* [Task to carry out] Say how many lines include the word "this", using only a number.

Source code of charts

____

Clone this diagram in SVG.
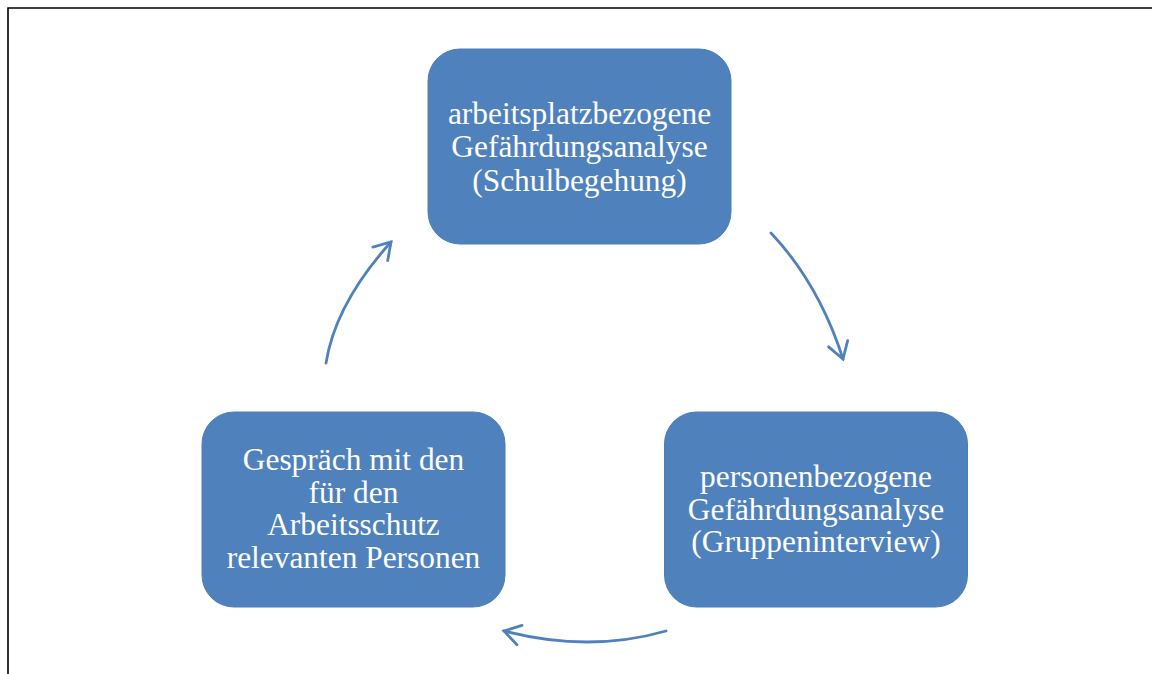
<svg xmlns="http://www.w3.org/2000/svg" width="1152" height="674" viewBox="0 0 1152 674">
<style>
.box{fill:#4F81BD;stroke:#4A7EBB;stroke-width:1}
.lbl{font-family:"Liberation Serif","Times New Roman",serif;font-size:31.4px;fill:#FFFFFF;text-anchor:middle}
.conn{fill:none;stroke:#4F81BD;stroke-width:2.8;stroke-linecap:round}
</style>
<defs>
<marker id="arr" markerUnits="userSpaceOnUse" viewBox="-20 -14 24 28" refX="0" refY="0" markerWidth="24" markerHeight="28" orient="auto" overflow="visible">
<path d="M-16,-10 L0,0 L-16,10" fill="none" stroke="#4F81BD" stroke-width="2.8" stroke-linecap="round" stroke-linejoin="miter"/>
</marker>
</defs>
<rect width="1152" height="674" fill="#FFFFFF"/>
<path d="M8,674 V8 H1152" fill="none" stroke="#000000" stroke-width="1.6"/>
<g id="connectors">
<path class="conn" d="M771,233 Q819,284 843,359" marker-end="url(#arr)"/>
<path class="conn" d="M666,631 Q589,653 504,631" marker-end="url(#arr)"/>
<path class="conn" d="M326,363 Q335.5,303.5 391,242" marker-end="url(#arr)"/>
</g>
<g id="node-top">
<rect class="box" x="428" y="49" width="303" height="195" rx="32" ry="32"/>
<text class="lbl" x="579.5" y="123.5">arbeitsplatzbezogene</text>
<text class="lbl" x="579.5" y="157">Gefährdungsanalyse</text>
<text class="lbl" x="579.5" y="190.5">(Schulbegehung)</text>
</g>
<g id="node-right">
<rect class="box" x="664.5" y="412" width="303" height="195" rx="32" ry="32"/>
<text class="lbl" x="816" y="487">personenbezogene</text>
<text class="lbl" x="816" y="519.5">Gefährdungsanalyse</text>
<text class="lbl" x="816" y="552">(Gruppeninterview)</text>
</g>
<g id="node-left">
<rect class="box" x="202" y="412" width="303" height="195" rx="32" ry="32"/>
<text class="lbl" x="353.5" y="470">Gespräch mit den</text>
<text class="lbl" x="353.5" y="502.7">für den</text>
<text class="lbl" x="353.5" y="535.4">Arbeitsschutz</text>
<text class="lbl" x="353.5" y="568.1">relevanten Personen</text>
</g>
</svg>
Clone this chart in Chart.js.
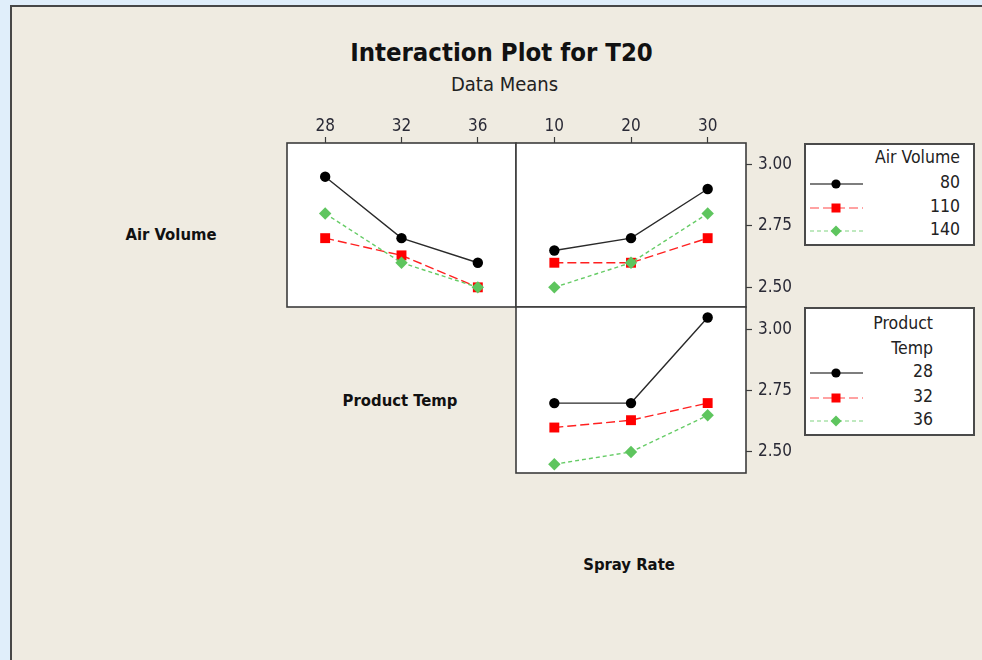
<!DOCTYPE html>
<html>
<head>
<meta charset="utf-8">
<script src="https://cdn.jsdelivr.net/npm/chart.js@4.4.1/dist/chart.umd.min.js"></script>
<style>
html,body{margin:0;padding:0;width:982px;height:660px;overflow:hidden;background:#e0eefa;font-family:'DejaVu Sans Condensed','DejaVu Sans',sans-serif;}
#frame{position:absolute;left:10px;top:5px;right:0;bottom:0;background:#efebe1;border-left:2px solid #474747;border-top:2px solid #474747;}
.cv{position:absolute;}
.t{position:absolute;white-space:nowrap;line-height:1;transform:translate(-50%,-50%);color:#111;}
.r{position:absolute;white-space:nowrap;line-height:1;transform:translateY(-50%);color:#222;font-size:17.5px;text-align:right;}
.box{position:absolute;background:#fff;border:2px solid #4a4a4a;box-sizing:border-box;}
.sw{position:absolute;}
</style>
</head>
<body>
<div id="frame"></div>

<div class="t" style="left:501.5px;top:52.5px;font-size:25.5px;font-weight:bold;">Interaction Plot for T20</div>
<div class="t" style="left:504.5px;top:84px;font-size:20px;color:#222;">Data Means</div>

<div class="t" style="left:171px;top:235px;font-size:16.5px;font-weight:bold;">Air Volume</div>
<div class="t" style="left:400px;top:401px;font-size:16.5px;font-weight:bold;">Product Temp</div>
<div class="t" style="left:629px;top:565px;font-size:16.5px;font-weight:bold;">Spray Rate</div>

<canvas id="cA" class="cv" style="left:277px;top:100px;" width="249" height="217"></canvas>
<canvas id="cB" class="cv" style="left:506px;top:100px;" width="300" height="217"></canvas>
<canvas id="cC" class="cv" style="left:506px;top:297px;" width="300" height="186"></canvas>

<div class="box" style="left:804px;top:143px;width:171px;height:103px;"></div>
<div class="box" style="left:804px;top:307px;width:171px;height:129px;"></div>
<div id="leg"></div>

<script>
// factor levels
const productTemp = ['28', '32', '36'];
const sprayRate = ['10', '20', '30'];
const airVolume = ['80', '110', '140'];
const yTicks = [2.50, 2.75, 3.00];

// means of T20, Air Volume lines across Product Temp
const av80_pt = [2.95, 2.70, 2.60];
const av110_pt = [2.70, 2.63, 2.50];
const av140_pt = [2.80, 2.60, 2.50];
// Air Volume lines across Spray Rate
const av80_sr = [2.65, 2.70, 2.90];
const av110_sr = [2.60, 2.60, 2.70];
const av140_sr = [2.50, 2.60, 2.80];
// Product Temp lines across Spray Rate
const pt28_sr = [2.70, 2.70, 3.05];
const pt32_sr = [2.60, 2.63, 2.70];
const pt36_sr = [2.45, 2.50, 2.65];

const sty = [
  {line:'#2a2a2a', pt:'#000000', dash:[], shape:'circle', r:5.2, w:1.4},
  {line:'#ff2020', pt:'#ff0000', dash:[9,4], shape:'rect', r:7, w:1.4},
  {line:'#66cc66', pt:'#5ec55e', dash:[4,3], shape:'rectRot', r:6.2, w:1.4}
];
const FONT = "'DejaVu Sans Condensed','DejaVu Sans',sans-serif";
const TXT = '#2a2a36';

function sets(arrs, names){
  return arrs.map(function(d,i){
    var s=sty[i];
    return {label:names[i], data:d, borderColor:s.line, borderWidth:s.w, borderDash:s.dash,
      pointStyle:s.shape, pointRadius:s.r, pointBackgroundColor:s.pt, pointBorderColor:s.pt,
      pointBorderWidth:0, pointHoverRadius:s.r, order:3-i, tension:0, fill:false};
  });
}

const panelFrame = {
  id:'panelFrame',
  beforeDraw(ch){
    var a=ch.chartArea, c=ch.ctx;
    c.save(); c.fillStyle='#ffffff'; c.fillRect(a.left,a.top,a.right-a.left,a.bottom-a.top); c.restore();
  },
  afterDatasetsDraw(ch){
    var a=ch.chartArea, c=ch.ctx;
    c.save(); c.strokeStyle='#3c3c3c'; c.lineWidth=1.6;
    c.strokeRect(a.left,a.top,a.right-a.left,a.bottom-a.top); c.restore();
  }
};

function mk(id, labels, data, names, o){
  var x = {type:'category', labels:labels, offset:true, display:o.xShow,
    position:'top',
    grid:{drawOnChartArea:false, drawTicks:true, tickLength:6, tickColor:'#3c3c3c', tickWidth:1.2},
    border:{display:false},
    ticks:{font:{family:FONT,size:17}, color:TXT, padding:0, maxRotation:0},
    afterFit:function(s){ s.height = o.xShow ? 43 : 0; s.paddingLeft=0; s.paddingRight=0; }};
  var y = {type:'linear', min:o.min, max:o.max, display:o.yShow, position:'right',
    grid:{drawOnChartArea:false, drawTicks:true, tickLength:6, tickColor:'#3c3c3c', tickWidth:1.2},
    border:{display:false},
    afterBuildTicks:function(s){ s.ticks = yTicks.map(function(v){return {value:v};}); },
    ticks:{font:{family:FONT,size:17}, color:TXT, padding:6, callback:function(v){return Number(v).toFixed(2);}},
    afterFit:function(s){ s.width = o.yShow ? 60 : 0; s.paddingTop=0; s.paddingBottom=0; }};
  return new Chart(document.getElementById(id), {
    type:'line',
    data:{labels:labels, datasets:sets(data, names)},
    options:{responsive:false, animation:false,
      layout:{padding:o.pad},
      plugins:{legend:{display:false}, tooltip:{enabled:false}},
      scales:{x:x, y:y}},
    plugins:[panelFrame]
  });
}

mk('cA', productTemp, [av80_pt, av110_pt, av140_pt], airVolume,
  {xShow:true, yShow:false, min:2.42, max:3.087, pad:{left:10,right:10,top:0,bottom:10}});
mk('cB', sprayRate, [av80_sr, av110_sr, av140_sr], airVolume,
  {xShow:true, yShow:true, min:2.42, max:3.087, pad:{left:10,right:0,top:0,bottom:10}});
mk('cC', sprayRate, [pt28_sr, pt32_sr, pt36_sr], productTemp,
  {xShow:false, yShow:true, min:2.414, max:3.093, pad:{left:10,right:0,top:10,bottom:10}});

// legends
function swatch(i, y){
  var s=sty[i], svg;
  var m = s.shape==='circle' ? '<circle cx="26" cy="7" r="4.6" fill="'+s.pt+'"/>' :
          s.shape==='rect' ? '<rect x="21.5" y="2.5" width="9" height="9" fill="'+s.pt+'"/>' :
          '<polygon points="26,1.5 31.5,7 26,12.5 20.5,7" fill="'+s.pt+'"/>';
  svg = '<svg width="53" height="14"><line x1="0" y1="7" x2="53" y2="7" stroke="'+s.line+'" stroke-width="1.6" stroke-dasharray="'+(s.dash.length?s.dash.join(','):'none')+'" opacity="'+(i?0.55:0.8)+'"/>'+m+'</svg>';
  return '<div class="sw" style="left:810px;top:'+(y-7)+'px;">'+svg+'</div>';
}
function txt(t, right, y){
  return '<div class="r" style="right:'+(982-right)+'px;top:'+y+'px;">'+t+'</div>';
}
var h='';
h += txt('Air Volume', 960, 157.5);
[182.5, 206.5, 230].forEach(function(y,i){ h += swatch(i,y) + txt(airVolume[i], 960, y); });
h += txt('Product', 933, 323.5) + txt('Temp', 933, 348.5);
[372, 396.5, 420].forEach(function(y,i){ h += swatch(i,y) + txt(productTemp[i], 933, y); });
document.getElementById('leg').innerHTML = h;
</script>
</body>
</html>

____

* [Task answer] 2